Tumusiime: Team Leicester City vindicates the Holy Bible

Tumusiime: Team Leicester City vindicates the Holy Bible

By Tumusiime Kabwende Deo

Thus goes a screamer in the Gospel of Matthew Chapter 20, verse 6, that: ‘So the last will be first, and the first will be last. And it’s apparently alarmist statements like these that usually landed the son of God Jesus Christ in deep trouble to the point of being crucified. But who can ever fault Jesus? Every action of his, even the most obviously ‘crazy’, later turned out full of wisdom. And in Leicester City Football Club winning the English Premier League, yet again, Jesus words have come true.

Like many people across the world, I personally did not know much about Team Leicester City until sometime this year. Of course this team has always been among the last on the Premier League table, and in fact came so close to being relegated last season. The first of Leicester City games I watched was against my traditional team Manchester United. That time I was like-this is a small team and United should walk over it. However, as the game continued, I watched a Leicester City team pull off lovely moves, and their star player Jamie Vardy scored an impressive goal. It was then that I appreciated just how good this lowly team was.

For the past 20 years, the Premier League trophy has rotated around the so-called big four teams; Manchester United, Chelsea, Arsenal and Manchester City. This made sense then, because they are the moneyed teams that could afford to buy the most talented players from anywhere in the world. Team Leicester has demystified the belief that the more money a team has, the more likelihood to win the trophy. Their entire squad is valued at 54 million Sterling Pounds, compared to Arsenal at 251 million Sterling Pounds, Manchester City at 418 million Sterling Pounds. This achievement by an underdog is such a memorable story to tell in the history of the game of Football and certainly a nod of inspiration for anyone that desires it in life.
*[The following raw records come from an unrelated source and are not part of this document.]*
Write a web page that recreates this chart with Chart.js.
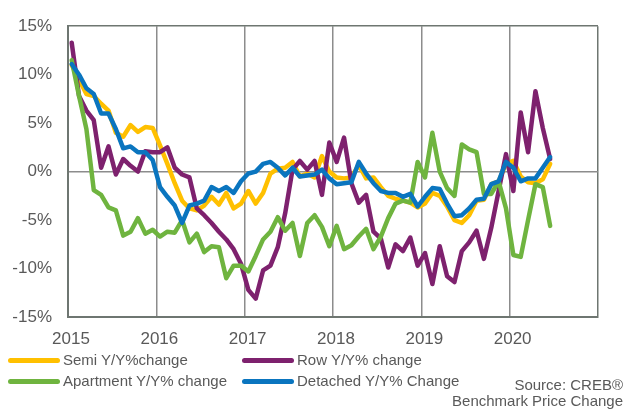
<!DOCTYPE html>
<html>
<head>
<meta charset="utf-8">
<script src="https://cdn.jsdelivr.net/npm/chart.js@4.4.1/dist/chart.umd.min.js"></script>
<style>
  body { margin: 0; background: #fff; }
  #wrap { position: relative; width: 627px; height: 411px; font-family: "Liberation Sans", Arial, sans-serif; color: #595959; }
  #wrap canvas { position: absolute; left: 0; top: 0; }
  .key { position: absolute; font-size: 15px; line-height: 18px; white-space: nowrap; }
  .key i { position: absolute; left: -55px; top: 7px; width: 52px; height: 5px; border-radius: 3px; }
  .source { position: absolute; right: 4px; top: 377px; font-size: 15px; line-height: 16px; text-align: right; }
</style>
</head>
<body>
<div id="wrap">
  <canvas id="chart" width="627" height="411"></canvas>
  <div id="legend"></div>
  <div class="source">Source: CREB®<br>Benchmark Price Change</div>
</div>
<script>
// monthly Y/Y % change, Jan 2015 .. Jun 2020
const yearLabels = ['2015', '2016', '2017', '2018', '2019', '2020']

const semi = [
  11.0, 9.5, 8.0, 7.8, 7.0, 6.3, 4.0, 3.6, 4.8, 4.1, 4.6, 4.5,
  2.7, 0.8, -1.2, -3.0, -3.8, -4.0, -3.5, -2.6, -3.4, -2.2, -3.8, -3.3,
  -2.0, -3.3, -2.2, -0.2, 0.3, 0.4, 1.0, -0.5, -0.2, -0.6, 1.6, 0.0,
  -0.6, -0.7, -0.6, 0.7, -0.7, -0.6, -1.6, -2.5, -2.8, -3.0, -3.2, -3.7,
  -3.3, -2.2, -2.5, -3.6, -5.0, -5.3, -4.5, -3.0, -2.9, -1.3, -1.0, 0.8,
  1.1, -0.5, -1.1, -1.2, -0.8, 0.8
]

const row = [
  13.3, 7.8, 6.3, 5.3, 0.4, 2.6, -0.3, 1.3, 0.6, 0.0, 2.1, 2.0,
  2.0, 2.5, 0.4, -0.3, -0.6, -3.8, -4.5, -5.3, -6.2, -7.0, -8.0, -9.5,
  -12.2, -13.1, -10.2, -9.7, -7.8, -4.3, 0.2, 1.1, 0.2, 1.1, -2.4, 3.0,
  1.0, 3.5, -1.2, -3.2, -2.4, -6.2, -6.9, -9.9, -7.5, -8.2, -6.8, -9.7,
  -8.4, -11.6, -7.7, -10.8, -11.4, -8.2, -7.3, -6.1, -9.0, -5.8, -2.0, 1.8,
  -2.0, 6.1, 2.0, 8.3, 4.5, 1.3
]

const apartment = [
  11.5, 7.8, 4.4, -1.9, -2.4, -3.7, -4.0, -6.6, -6.2, -4.8, -6.4, -6.0,
  -6.7, -6.2, -6.3, -5.0, -7.3, -6.4, -8.3, -7.7, -7.8, -11.0, -9.7, -9.7,
  -10.3, -8.7, -7.0, -6.2, -4.7, -6.1, -5.3, -8.7, -5.3, -4.5, -5.7, -7.7,
  -5.6, -8.0, -7.6, -6.7, -5.9, -8.0, -6.7, -4.8, -3.3, -3.0, -3.2, 1.0,
  -0.6, 4.0, 0.0, -1.7, -2.5, 2.8, 2.3, 2.0, -2.3, -2.3, -1.0, -3.8,
  -8.6, -8.8, -5.0, -1.3, -1.6, -5.6
]

const detached = [
  11.1, 10.0, 8.6, 8.0, 6.0, 6.0, 4.4, 2.4, 2.6, 2.0, 2.0, 1.2,
  -1.6, -2.6, -3.5, -5.3, -3.5, -3.3, -3.0, -1.6, -2.0, -1.6, -2.2, -1.0,
  -0.2, 0.0, 0.8, 1.0, 0.4, -0.4, 0.4, -0.5, -0.4, -0.3, 0.2, -0.7,
  -1.3, -1.2, -1.1, 1.0, -0.2, -1.2, -2.0, -2.2, -2.2, -2.6, -2.3, -3.6,
  -2.6, -1.7, -1.8, -3.3, -4.6, -4.5, -3.8, -2.9, -2.8, -1.3, -1.0, 1.0,
  0.4, -1.0, -0.7, -0.7, 0.4, 1.5
]

const series = [
  { name: 'Semi Y/Y%change', values: semi, color: '#FFC000', order: 3 },
  { name: 'Row Y/Y% change', values: row, color: '#7E216E', order: 2 },
  { name: 'Apartment Y/Y% change', values: apartment, color: '#6FB43F', order: 1 },
  { name: 'Detached Y/Y% Change', values: detached, color: '#0A75BF', order: 0 }
]

const edgeColor = '#6e7671'
const gridColor = '#8c8c8c'
const textColor = '#595959'

// points sit mid-month on a month axis, 12 per year
const toPoints = vals => vals.map((v, i) => ({ x: i + 0.5, y: v }))

Chart.defaults.font.family = '"Liberation Sans", Arial, sans-serif'

new Chart(document.getElementById('chart'), {
  type: 'line',
  data: {
    datasets: series.map(s => ({
      label: s.name,
      data: toPoints(s.values),
      borderColor: s.color,
      backgroundColor: s.color,
      borderWidth: 4.5,
      borderJoinStyle: 'round',
      borderCapStyle: 'round',
      pointRadius: 0,
      tension: 0,
      order: s.order
    }))
  },
  options: {
    responsive: false,
    animation: false,
    devicePixelRatio: 1,
    layout: { padding: { top: 16, right: 29, left: 0, bottom: 0 } },
    plugins: {
      legend: { display: false },
      tooltip: { enabled: false }
    },
    scales: {
      x: {
        type: 'linear',
        min: 0,
        max: 72,
        ticks: {
          stepSize: 12,
          autoSkip: false,
          maxRotation: 0,
          padding: 12,
          labelOffset: 3,
          color: textColor,
          font: { size: 17 },
          callback: v => yearLabels[v / 12] ?? ''
        },
        grid: {
          drawTicks: false,
          lineWidth: 1.5,
          color: ctx => (ctx.tick && (ctx.tick.value === 0 || ctx.tick.value === 72)) ? edgeColor : gridColor
        },
        border: { color: edgeColor, width: 2 },
        afterFit: s => { s.height = 94 }
      },
      y: {
        min: -15,
        max: 15,
        ticks: {
          stepSize: 5,
          padding: 16,
          color: textColor,
          font: { size: 17 },
          callback: v => v + '%'
        },
        grid: {
          drawTicks: false,
          lineWidth: 1.5,
          color: ctx => {
            if (!ctx.tick) return 'transparent'
            if (ctx.tick.value === 0) return gridColor
            if (Math.abs(ctx.tick.value) === 15) return edgeColor
            return 'transparent'
          }
        },
        border: { color: edgeColor, width: 2 },
        afterFit: s => { s.width = 68 }
      }
    }
  }
})

// two-column key under the plot
const keySpots = [[63, 351], [297, 351], [63, 372], [297, 372]]
const legend = document.getElementById('legend')
series.forEach((s, i) => {
  const el = document.createElement('div')
  el.className = 'key'
  el.style.left = keySpots[i][0] + 'px'
  el.style.top = keySpots[i][1] + 'px'
  el.innerHTML = '<i style="background:' + s.color + '"></i>' + s.name
  legend.appendChild(el)
})
</script>
</body>
</html>
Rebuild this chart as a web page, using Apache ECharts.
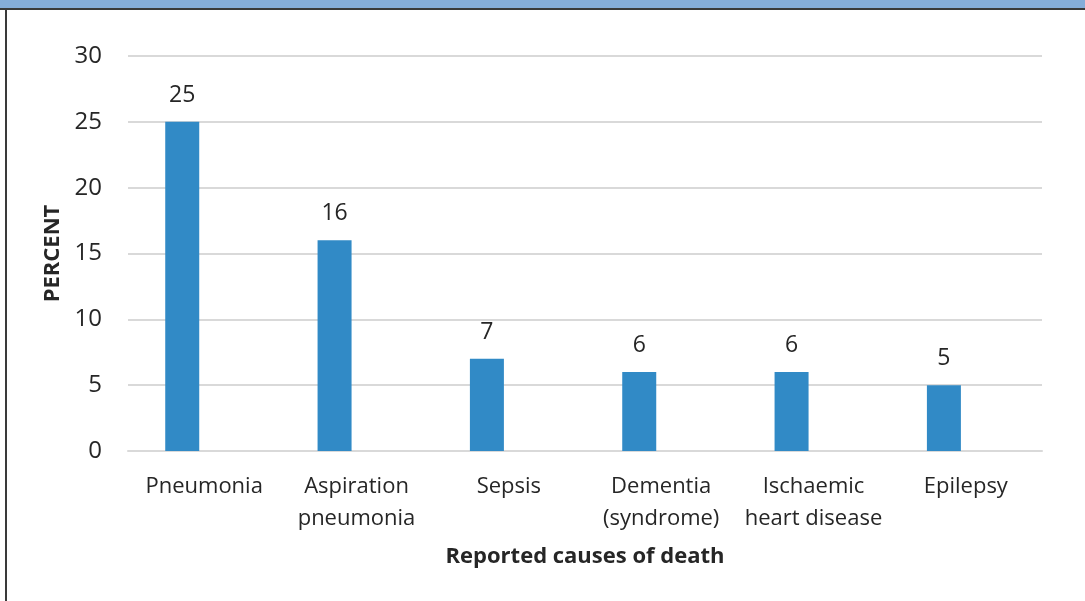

Team Leicester City, in my view, has completely vindicated Jesus’ teaching that the first will be last and the last first. Yes, last season round, Team Chelsea won the accolade as Leicester was struggling with relegation. This time, Chelsea is nowhere close to the top four teams – and who would have dreamed of anything like this? Yet according to Jesus the son of the living God, everything is possible in God’s name. It may not happen today or tomorrow; but as long as you maintain our faith in God, certainly great things are bound to happen at some point in your life. I am so proud to have lived to see a team from far off at the bottom rise to the helm and deservedly so.

Perhaps focusing on Leicester as a team may overshadow individual stories. We know for sure that their manager Claudio Ranieri was once a coach of Chelsea Football Club before being axed 12 years ago without winning a single trophy. This man did not fold his hands away in frustration as if it was the end of the world, but instead tried his luck in a small team, committing his very best of imagination. A decade later, Ranieri’s name has been registered in the history books as the man that led a small team to an unthinkable dream. And every single player in the Leicester team surely must have their individual story to tell, of how they emerged from grass to Grace. What an inspiration!

One thing though that I have always hated about the culture in the Premier League, is the business of moneyed teams snatching players budding with potential and then ruining their talent. A player that has excelled at Leicester for example joins a team like Manchester City or Arsenal lured by big sums of money, only to find himself on the bench and ending up frustrated. This has happened to the likes of Thiery Henry who left Arsenal for Barcelona, Stewart Downing from Aston Villa to Liverpool, Shaun Right-Phillips from Manchester City to Chelsea, José Antonio Reyes – Sevilla to Arsenal, Nicolas Anelka – Arsenal to Real Madrid, Eric Djemba-Djemba from Nantes to Manchester United, and so on. These players were later labelled flops in their new teams, yet they had potential of growing their talent in their smaller teams, which to me is far more important than money.

A player is as good as he is able to display his talent on the pitch, but when one is unable to have ample game time, they are badly affected professionally, on top of the fact that they don’t be growing any younger. It is against this background that I would love to see the crop of players at Leicester City stick together for more seasons to come. Who knows…they could sustain their success and establish their own football empire.

Bravo Team Leicester! You have made many of us proud.